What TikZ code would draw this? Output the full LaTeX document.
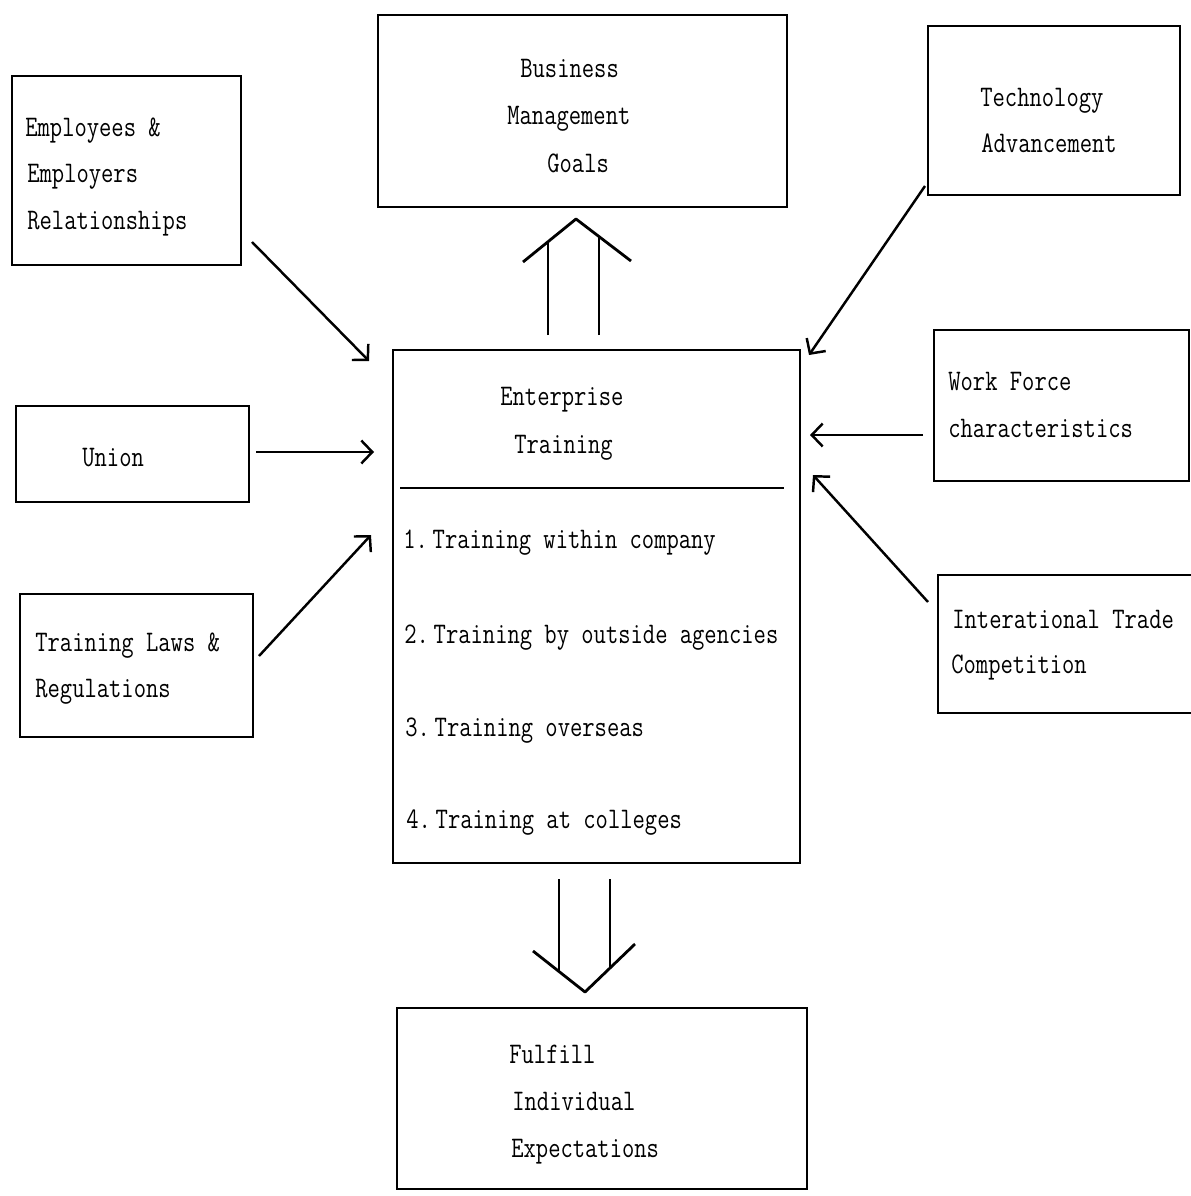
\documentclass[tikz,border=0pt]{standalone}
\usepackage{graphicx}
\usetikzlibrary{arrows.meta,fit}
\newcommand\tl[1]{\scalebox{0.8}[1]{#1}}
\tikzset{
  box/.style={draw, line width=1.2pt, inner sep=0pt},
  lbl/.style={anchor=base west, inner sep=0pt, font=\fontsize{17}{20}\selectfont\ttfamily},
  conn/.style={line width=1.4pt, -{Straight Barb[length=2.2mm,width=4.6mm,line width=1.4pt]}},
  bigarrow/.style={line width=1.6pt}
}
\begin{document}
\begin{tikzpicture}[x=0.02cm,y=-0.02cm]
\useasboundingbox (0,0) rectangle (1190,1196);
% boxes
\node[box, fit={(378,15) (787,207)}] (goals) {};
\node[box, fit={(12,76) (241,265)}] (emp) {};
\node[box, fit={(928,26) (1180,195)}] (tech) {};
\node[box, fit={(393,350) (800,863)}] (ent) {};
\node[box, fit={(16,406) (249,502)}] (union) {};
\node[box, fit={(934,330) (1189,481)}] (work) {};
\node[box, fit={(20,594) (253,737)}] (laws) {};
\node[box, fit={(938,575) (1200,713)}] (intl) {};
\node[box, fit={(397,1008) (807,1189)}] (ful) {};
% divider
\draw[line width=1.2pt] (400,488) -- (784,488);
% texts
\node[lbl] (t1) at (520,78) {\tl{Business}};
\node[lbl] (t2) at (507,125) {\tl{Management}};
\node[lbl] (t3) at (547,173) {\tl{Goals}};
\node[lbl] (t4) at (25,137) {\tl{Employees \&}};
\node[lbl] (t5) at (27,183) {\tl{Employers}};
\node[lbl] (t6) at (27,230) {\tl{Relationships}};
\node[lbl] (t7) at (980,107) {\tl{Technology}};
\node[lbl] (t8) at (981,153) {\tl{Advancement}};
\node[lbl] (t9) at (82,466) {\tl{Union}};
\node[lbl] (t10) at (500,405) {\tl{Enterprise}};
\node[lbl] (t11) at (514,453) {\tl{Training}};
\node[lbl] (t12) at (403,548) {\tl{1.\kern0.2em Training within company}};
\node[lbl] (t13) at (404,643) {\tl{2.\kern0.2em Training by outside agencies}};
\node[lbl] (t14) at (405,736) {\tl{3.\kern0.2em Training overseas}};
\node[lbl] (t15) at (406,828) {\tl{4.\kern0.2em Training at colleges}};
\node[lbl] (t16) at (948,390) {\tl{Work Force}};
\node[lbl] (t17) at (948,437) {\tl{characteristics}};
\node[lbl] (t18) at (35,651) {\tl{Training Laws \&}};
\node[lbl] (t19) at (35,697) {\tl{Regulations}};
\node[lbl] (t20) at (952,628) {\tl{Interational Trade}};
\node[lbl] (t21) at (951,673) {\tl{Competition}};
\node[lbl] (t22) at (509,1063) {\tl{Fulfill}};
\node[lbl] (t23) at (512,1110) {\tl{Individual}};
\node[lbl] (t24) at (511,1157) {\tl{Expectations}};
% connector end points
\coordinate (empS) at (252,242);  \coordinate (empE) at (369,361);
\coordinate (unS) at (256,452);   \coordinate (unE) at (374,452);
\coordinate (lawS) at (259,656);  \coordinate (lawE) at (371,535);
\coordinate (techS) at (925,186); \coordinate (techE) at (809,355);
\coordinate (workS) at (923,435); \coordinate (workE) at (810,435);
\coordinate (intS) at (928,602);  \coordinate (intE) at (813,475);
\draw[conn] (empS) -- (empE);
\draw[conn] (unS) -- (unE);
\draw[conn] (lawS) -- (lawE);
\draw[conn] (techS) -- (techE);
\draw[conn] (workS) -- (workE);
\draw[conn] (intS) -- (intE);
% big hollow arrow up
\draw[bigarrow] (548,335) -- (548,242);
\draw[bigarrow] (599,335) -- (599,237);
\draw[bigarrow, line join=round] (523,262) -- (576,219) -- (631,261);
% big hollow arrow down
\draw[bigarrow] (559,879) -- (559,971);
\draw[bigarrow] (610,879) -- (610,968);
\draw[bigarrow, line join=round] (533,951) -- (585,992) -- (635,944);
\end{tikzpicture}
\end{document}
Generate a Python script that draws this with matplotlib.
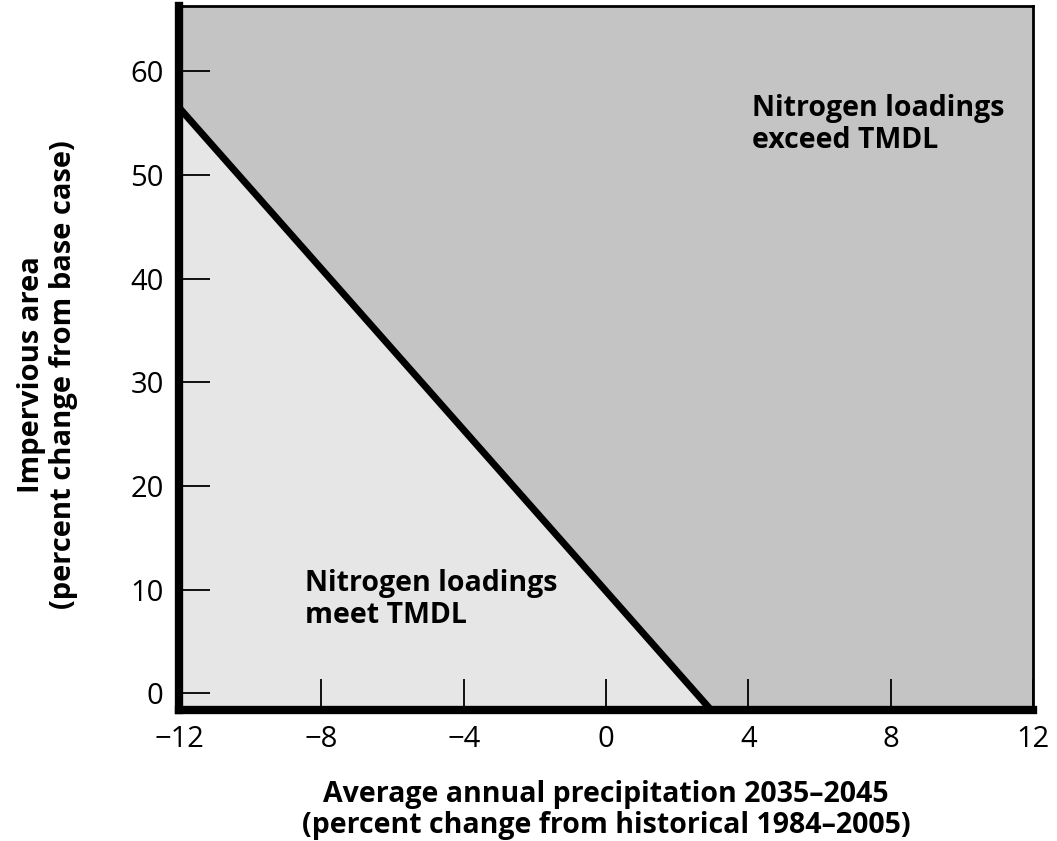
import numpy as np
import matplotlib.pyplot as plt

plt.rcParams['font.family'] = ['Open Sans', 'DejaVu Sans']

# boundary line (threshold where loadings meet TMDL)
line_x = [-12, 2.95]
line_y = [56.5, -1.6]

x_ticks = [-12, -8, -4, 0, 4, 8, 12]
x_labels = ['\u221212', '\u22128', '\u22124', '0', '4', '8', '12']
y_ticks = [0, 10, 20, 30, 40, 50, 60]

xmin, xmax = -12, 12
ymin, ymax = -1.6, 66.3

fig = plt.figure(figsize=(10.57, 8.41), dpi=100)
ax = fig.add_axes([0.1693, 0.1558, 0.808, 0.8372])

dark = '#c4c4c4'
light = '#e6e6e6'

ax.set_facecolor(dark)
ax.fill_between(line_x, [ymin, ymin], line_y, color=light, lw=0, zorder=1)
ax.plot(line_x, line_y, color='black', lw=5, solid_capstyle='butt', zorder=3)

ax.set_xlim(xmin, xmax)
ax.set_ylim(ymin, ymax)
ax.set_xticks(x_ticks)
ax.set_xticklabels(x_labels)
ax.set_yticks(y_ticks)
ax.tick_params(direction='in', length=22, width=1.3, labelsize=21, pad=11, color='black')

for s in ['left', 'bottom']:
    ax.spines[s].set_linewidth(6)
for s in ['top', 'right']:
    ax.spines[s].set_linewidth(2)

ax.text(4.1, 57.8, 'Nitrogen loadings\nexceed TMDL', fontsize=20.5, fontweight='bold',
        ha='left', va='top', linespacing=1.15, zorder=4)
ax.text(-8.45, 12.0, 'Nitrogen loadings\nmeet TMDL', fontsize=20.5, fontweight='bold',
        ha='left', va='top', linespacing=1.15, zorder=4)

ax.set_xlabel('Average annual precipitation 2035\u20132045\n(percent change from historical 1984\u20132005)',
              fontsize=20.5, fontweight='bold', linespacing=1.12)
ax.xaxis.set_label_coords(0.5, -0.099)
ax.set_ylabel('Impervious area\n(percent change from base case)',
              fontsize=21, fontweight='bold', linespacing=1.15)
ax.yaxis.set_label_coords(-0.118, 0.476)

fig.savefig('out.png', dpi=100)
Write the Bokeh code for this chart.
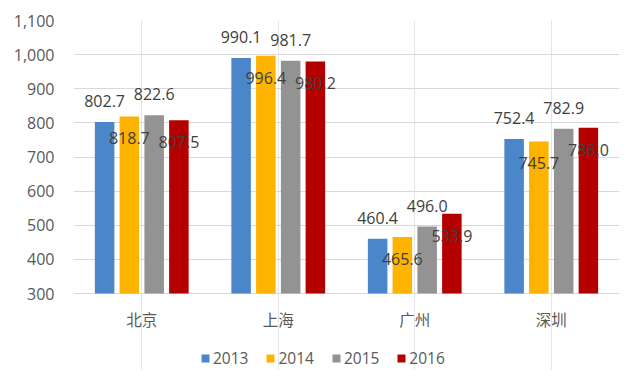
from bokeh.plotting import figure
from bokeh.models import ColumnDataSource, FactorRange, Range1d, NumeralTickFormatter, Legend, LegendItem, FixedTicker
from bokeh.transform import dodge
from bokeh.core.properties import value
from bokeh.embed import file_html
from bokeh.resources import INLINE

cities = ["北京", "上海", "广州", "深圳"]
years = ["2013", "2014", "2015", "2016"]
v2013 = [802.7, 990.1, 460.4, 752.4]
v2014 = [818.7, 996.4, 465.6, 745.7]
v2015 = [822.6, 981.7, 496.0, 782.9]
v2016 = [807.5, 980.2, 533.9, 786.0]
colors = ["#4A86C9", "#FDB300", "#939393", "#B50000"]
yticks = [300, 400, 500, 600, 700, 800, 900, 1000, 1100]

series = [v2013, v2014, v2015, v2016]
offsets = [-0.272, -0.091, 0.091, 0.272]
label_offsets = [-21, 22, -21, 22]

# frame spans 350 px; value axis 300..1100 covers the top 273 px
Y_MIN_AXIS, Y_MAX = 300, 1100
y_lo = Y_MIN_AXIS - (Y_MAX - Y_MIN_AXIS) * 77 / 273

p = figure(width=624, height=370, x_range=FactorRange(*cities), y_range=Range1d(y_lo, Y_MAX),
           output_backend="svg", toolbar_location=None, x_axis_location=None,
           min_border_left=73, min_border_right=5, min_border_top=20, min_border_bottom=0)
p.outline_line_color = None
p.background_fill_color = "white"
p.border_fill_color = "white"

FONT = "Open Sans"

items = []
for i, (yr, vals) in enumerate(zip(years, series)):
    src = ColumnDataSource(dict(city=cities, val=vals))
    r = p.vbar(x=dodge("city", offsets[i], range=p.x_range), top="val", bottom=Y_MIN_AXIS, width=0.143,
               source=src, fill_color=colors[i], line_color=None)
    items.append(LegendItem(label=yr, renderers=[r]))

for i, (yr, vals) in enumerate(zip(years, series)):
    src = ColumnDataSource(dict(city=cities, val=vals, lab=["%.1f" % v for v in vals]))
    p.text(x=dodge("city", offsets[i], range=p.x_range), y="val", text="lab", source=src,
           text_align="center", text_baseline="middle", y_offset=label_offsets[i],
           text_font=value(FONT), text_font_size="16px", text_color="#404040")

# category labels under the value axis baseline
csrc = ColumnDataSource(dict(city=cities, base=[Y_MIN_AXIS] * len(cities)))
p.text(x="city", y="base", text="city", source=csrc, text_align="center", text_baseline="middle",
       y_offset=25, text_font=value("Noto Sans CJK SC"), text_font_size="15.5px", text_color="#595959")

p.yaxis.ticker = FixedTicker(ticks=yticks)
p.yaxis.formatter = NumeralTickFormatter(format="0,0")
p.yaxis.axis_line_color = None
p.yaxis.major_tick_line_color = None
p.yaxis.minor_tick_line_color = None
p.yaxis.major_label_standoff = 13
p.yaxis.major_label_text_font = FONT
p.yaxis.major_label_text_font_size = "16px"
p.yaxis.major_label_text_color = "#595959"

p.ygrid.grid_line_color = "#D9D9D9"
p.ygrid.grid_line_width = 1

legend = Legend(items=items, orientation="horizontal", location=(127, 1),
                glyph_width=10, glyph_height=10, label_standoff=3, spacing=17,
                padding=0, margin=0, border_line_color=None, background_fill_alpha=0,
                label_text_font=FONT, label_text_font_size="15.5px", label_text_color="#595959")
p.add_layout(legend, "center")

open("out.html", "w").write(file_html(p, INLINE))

+++

### Exercise objective
Using the entries above, transcribe every line from the line containing "Write the Bokeh code for this chart." through the line containing "y_lo = Y_MIN_AXIS". Do not copy pictures.

### Answer to this task
Write the Bokeh code for this chart.
from bokeh.plotting import figure
from bokeh.models import ColumnDataSource, FactorRange, Range1d, NumeralTickFormatter, Legend, LegendItem, FixedTicker
from bokeh.transform import dodge
from bokeh.core.properties import value
from bokeh.embed import file_html
from bokeh.resources import INLINE

cities = ["北京", "上海", "广州", "深圳"]
years = ["2013", "2014", "2015", "2016"]
v2013 = [802.7, 990.1, 460.4, 752.4]
v2014 = [818.7, 996.4, 465.6, 745.7]
v2015 = [822.6, 981.7, 496.0, 782.9]
v2016 = [807.5, 980.2, 533.9, 786.0]
colors = ["#4A86C9", "#FDB300", "#939393", "#B50000"]
yticks = [300, 400, 500, 600, 700, 800, 900, 1000, 1100]

series = [v2013, v2014, v2015, v2016]
offsets = [-0.272, -0.091, 0.091, 0.272]
label_offsets = [-21, 22, -21, 22]

# frame spans 350 px; value axis 300..1100 covers the top 273 px
Y_MIN_AXIS, Y_MAX = 300, 1100
y_lo = Y_MIN_AXIS - (Y_MAX - Y_MIN_AXIS) * 77 / 273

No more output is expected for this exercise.